Luis Fernando Giacobbo (sócio da PwC responsável pela prática de consultoria tributária)A não-cumulatividade do PIS superou a expectativa em termos de arrecadação e isso foi estendido para o Confins. Na sequência, surgiram novas modificações na legislação para atender os diversos setores em bases muito particulares. Esse é um recurso financeiro que poderia estar na economia gerando novas riquezas. A tributação do dividendo, da forma que está sendo debatida a nível nacional, é mais um remendo no sistema. Nós estamos ficando para trás como nação.  

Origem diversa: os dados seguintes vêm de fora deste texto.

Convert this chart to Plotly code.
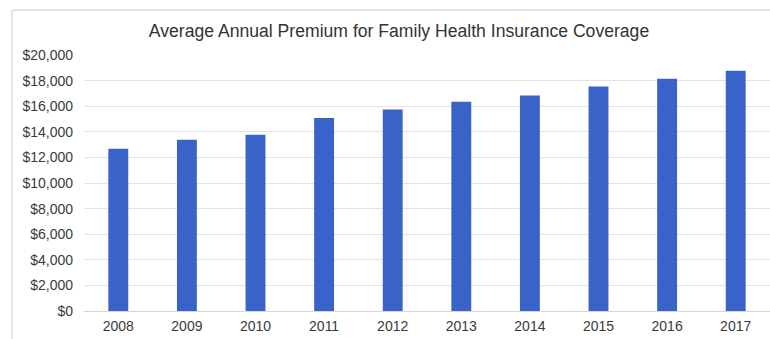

Alex Rodrigues: Como funciona o rito desse projeto?  

Durval Portela: É Lei Ordinária. Basta uma aprovação do Congresso, um referendo do Senado e a aprovação do presidente. Segue todo o rito dos princípios constitucionais relativos à alteração do imposto de renda, mas o processo é ordinário valendo a partir de 1º de janeiro do ano subsequente ao da promulgação da norma. Sendo pragmático, a reinserção da tributação de dividendos deve acontecer e a sociedade como um todo deve se organizar para que aconteça da forma mais racional possível. O Congresso é muito sensível a isso. A tributação só pode alcançar lucros a serem auferidos, porque da forma como está proposta a nossa lei isentaria a formação do lucro, não a distribuição. Lucros represados continuariam isentos.  

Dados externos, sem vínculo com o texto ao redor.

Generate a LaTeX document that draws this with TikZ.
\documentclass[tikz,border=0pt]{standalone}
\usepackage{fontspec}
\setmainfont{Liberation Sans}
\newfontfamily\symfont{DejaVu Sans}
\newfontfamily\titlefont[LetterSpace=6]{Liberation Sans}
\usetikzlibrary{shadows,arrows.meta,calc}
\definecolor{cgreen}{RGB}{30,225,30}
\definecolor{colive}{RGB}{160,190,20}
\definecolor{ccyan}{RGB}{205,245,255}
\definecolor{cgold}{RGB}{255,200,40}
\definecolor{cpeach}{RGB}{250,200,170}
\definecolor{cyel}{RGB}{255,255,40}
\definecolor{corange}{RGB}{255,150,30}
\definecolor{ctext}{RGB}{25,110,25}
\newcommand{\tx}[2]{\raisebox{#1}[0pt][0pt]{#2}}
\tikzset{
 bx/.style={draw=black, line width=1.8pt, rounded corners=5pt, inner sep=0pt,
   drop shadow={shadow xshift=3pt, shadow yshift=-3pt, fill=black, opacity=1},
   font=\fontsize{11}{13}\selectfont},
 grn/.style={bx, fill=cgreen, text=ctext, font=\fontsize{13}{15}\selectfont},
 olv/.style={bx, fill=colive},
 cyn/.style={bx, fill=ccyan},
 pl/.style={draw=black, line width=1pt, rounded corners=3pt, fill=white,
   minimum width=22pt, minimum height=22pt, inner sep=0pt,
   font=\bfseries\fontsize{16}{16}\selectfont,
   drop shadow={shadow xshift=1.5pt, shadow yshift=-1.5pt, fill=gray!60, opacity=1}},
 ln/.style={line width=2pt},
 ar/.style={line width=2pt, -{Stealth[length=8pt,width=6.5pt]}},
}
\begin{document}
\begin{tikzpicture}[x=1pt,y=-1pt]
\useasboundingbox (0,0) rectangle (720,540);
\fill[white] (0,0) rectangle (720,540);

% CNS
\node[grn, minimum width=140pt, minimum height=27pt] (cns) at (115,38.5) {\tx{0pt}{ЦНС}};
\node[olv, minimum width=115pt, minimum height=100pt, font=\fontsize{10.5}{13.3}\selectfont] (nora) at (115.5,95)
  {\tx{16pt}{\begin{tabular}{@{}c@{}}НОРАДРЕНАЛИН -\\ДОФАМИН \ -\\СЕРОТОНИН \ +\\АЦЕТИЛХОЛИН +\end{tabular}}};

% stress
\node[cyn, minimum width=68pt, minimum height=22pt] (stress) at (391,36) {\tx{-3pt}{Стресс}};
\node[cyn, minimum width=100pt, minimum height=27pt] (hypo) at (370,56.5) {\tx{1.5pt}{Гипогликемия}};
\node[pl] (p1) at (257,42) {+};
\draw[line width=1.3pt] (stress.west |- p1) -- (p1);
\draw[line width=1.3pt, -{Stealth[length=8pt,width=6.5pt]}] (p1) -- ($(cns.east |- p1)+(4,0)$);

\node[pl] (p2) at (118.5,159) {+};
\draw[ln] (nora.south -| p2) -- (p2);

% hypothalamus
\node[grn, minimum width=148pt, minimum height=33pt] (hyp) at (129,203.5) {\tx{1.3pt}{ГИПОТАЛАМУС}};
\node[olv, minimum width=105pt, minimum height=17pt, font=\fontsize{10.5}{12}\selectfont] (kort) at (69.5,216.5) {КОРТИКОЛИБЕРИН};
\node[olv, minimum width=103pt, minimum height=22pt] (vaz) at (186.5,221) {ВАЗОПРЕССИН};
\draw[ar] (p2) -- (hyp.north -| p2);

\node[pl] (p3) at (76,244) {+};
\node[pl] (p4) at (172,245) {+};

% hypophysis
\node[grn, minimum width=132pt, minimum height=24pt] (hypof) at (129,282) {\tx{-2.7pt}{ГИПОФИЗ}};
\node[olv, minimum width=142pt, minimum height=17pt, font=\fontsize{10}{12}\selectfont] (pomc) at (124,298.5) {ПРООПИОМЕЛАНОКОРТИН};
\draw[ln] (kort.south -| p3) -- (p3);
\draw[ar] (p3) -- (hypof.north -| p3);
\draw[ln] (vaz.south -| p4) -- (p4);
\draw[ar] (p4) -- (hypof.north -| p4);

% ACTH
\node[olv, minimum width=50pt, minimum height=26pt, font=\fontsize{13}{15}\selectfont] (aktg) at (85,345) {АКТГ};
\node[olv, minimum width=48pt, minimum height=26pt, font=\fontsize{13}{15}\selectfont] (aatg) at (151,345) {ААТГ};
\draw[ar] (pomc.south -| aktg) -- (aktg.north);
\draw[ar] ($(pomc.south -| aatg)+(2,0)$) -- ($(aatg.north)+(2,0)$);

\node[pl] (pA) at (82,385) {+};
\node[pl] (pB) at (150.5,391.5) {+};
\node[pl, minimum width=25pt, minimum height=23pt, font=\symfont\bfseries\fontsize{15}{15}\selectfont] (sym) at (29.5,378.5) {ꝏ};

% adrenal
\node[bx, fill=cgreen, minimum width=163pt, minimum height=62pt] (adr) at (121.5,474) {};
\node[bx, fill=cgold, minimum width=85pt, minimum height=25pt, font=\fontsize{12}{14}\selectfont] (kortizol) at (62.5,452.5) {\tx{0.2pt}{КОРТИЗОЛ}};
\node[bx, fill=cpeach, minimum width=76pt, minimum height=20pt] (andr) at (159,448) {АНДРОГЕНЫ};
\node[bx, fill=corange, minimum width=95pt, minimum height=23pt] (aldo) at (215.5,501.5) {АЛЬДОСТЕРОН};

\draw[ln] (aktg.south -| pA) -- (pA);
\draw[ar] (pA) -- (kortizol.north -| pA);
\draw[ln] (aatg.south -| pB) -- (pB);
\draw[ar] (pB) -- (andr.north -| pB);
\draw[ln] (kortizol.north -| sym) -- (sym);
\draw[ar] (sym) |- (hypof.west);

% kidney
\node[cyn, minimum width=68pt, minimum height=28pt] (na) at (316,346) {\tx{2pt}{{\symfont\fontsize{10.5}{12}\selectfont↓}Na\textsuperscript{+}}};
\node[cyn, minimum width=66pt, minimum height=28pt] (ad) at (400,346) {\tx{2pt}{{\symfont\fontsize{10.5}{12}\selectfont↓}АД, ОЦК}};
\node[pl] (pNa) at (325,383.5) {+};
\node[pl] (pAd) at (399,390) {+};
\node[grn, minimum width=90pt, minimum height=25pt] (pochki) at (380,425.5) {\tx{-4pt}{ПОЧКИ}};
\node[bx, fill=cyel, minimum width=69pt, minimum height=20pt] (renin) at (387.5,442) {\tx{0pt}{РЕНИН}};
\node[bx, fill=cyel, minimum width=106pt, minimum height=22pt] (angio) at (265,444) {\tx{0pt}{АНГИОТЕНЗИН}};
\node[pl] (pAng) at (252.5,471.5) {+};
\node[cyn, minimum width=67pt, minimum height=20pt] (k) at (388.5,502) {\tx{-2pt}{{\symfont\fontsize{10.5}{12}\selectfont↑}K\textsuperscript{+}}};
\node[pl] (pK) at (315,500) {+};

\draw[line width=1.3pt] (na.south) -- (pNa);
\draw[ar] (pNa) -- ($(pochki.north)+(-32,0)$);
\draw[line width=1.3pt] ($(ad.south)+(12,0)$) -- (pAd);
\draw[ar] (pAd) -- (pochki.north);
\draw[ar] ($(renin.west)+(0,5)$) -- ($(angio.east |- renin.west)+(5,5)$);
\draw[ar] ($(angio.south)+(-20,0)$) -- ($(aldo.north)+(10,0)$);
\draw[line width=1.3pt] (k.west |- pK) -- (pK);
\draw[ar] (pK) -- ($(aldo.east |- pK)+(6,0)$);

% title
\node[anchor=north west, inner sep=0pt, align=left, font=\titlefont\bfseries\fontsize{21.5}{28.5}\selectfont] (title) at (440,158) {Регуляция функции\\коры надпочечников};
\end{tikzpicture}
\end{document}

Ana Campos: Sou sócia da Grounds Serviços Contábeis. Minha pergunta é: deveríamos começar pela reforma do sistema tributário ou pela reforma previdenciária?  

Lucilene Silva Prado: Inicialmente, eu acreditava que a reforma previdenciária deveria ser feita em paralelo com a tributária. Refletindo mais, é muito difícil para a União fazer uma reforma tributária com risco de perder arrecadação e com a sombra de uma despesa previdenciária impraticável. Isso paralisaria os agentes da reforma. Enfrentar a previdência primeiro liberaria caminho para a reforma tributária. A União não participou da discussão da Constituição de 1988 e acabou abrindo mão de todos os impostos em prol do ICMS e assumiu uma tributação de renda de forma incerta. A Constituição tem uma armadilha porque ela impõe grandes encargos aos municípios, que cuidam da educação básica, da coleta do lixo, do saneamento, da saúde… E quem tem a maior arrecadação não são os municípios. É preciso discutir os encargos dados a cada um dos entes da federação.  

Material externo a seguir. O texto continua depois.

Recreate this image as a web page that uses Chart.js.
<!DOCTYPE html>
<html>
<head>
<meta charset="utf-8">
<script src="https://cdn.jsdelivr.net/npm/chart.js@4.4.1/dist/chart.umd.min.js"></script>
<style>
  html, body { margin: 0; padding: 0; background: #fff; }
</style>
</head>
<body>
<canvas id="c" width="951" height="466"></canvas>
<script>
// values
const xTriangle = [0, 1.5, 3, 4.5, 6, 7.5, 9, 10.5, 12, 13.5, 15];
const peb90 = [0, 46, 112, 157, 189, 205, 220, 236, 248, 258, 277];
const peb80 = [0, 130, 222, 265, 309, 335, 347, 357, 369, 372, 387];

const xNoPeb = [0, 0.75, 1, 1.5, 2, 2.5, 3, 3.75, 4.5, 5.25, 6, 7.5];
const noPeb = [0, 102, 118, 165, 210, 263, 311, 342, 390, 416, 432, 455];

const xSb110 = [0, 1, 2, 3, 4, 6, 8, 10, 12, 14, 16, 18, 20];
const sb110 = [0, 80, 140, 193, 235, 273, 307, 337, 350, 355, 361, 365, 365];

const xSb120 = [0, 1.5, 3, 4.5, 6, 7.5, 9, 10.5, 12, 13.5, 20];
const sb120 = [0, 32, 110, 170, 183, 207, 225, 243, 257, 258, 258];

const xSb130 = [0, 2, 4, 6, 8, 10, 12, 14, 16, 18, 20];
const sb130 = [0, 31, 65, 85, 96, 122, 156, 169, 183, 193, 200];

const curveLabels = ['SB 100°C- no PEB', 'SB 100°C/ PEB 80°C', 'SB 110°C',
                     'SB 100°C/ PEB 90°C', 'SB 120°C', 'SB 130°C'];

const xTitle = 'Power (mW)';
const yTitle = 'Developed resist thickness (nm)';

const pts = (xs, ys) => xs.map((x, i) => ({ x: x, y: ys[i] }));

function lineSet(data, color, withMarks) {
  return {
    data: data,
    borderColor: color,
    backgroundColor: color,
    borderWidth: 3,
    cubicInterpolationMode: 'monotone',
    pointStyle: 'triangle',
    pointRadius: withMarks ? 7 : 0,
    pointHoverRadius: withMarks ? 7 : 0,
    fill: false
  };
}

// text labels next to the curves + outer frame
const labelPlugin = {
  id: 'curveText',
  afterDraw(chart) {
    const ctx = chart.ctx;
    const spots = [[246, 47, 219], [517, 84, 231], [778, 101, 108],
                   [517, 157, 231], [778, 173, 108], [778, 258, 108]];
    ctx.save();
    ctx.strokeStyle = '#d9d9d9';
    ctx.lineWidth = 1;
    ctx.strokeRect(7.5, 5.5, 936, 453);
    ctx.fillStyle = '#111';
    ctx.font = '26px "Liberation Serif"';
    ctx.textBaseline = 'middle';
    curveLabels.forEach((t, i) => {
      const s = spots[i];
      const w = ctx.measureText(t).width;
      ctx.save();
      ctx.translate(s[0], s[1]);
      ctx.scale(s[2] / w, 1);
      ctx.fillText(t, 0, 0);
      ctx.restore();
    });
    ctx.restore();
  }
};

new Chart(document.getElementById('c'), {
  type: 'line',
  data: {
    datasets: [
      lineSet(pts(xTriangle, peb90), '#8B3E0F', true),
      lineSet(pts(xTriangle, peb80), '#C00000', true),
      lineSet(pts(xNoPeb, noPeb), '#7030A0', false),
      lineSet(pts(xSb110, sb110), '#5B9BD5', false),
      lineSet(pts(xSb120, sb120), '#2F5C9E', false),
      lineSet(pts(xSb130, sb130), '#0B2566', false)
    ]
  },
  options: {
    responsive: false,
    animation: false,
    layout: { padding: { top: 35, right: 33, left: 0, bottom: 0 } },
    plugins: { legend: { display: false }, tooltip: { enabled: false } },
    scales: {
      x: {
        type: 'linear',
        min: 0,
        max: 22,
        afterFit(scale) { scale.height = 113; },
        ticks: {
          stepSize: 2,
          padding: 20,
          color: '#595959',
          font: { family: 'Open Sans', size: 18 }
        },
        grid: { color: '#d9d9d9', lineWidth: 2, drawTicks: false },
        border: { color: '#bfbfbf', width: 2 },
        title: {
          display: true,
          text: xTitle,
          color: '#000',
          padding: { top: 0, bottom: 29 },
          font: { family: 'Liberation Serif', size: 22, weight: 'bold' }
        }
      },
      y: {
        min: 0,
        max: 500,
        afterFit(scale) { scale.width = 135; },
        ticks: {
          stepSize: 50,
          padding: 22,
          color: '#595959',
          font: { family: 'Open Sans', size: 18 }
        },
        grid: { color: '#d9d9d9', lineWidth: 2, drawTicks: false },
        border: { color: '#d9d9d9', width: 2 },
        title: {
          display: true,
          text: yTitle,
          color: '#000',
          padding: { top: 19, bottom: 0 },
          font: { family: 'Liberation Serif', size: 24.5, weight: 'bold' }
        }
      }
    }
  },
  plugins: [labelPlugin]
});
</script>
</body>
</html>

Álvaro FrassonDo ponto de vista do mercado, o marco zero deveria ser a previdência. Por mais que tenhamos de passar por um novo modelo de tributação, o mercado está muito preocupado com o ponto de vista do endividamento do governo. 

Durval Portela: A reforma da previdência precisa ser a primeira por uma questão lógica. Se iremos mexer em tributação, temos que mexer em contribuição social.